Aim of the task ▸
Would you transcribe the listing that follows, character for character, and omit its images?

Supplied data ▸

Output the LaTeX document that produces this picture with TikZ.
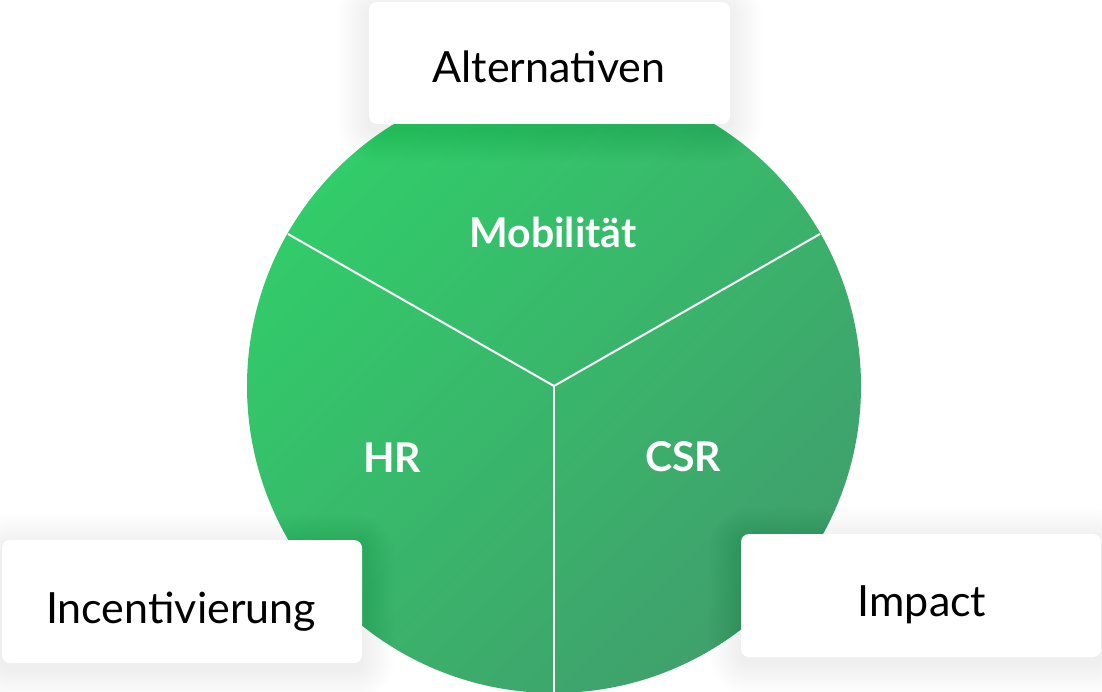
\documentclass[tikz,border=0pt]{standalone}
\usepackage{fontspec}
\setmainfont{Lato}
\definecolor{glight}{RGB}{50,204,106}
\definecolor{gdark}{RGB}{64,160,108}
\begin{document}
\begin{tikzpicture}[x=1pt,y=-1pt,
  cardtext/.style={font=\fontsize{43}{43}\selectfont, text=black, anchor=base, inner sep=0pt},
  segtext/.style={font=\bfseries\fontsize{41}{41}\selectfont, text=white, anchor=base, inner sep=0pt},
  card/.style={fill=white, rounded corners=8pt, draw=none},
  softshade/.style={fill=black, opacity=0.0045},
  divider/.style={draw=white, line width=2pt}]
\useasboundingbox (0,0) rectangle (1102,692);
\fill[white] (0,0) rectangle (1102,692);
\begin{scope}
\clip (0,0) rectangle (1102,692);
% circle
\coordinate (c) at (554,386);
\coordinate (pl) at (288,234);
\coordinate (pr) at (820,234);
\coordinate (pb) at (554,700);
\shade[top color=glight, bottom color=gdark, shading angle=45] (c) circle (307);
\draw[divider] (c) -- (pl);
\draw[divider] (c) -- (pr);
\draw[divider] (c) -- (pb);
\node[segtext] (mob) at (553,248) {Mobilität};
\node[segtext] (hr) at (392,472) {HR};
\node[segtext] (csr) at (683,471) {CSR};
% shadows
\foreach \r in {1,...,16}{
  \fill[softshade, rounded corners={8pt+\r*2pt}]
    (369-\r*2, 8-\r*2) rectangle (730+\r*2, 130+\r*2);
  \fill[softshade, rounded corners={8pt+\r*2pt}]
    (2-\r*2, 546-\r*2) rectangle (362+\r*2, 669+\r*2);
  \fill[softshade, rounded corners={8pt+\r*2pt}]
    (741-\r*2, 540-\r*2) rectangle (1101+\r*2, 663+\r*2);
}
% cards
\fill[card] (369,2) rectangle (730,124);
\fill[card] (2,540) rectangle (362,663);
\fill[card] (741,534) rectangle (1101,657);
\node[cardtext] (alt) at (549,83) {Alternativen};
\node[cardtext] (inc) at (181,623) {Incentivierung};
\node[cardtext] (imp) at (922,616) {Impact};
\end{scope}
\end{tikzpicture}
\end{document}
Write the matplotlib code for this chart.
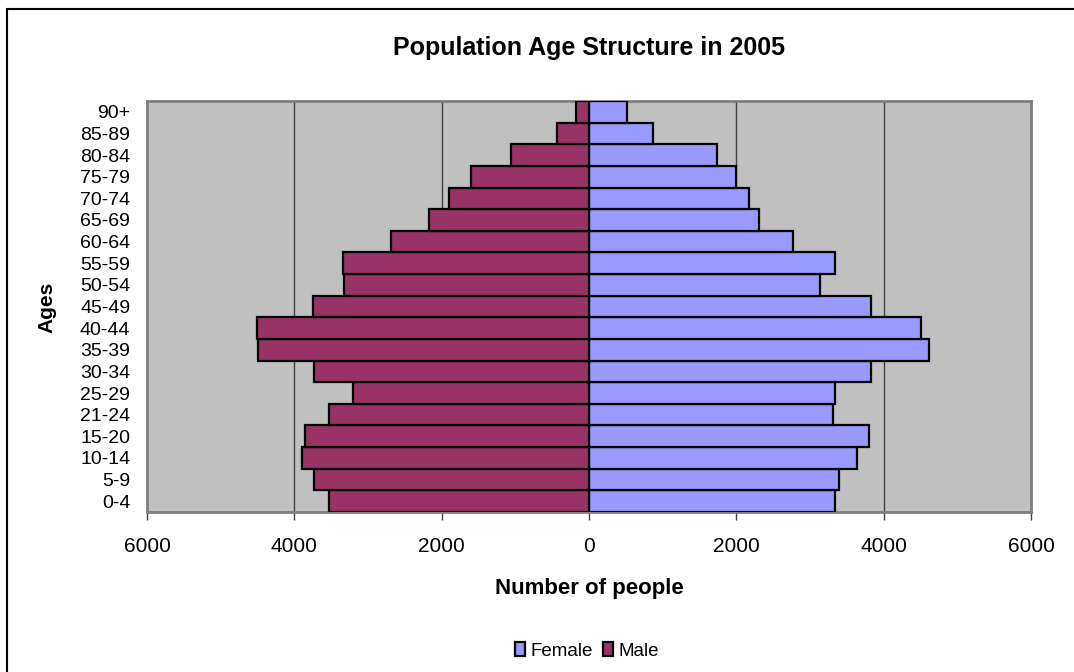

Exercise solution ▸
Output the LaTeX document that produces this picture with TikZ.
\documentclass[tikz,border=0pt]{standalone}
\usepackage{fontspec}
\setmainfont{Lato}
\definecolor{glight}{RGB}{50,204,106}
\definecolor{gdark}{RGB}{64,160,108}
\begin{document}
\begin{tikzpicture}[x=1pt,y=-1pt,
  cardtext/.style={font=\fontsize{43}{43}\selectfont, text=black, anchor=base, inner sep=0pt},
  segtext/.style={font=\bfseries\fontsize{41}{41}\selectfont, text=white, anchor=base, inner sep=0pt},
  card/.style={fill=white, rounded corners=8pt, draw=none},
  softshade/.style={fill=black, opacity=0.0045},
  divider/.style={draw=white, line width=2pt}]
\useasboundingbox (0,0) rectangle (1102,692);
\fill[white] (0,0) rectangle (1102,692);
\begin{scope}
\clip (0,0) rectangle (1102,692);
% circle
\coordinate (c) at (554,386);
\coordinate (pl) at (288,234);
\coordinate (pr) at (820,234);
\coordinate (pb) at (554,700);
\shade[top color=glight, bottom color=gdark, shading angle=45] (c) circle (307);
\draw[divider] (c) -- (pl);
\draw[divider] (c) -- (pr);
\draw[divider] (c) -- (pb);
\node[segtext] (mob) at (553,248) {Mobilität};
\node[segtext] (hr) at (392,472) {HR};
\node[segtext] (csr) at (683,471) {CSR};
% shadows
\foreach \r in {1,...,16}{
  \fill[softshade, rounded corners={8pt+\r*2pt}]
    (369-\r*2, 8-\r*2) rectangle (730+\r*2, 130+\r*2);
  \fill[softshade, rounded corners={8pt+\r*2pt}]
    (2-\r*2, 546-\r*2) rectangle (362+\r*2, 669+\r*2);
  \fill[softshade, rounded corners={8pt+\r*2pt}]
    (741-\r*2, 540-\r*2) rectangle (1101+\r*2, 663+\r*2);
}
% cards
\fill[card] (369,2) rectangle (730,124);
\fill[card] (2,540) rectangle (362,663);
\fill[card] (741,534) rectangle (1101,657);
\node[cardtext] (alt) at (549,83) {Alternativen};
\node[cardtext] (inc) at (181,623) {Incentivierung};
\node[cardtext] (imp) at (922,616) {Impact};
\end{scope}
\end{tikzpicture}
\end{document}
Write the matplotlib code for this chart.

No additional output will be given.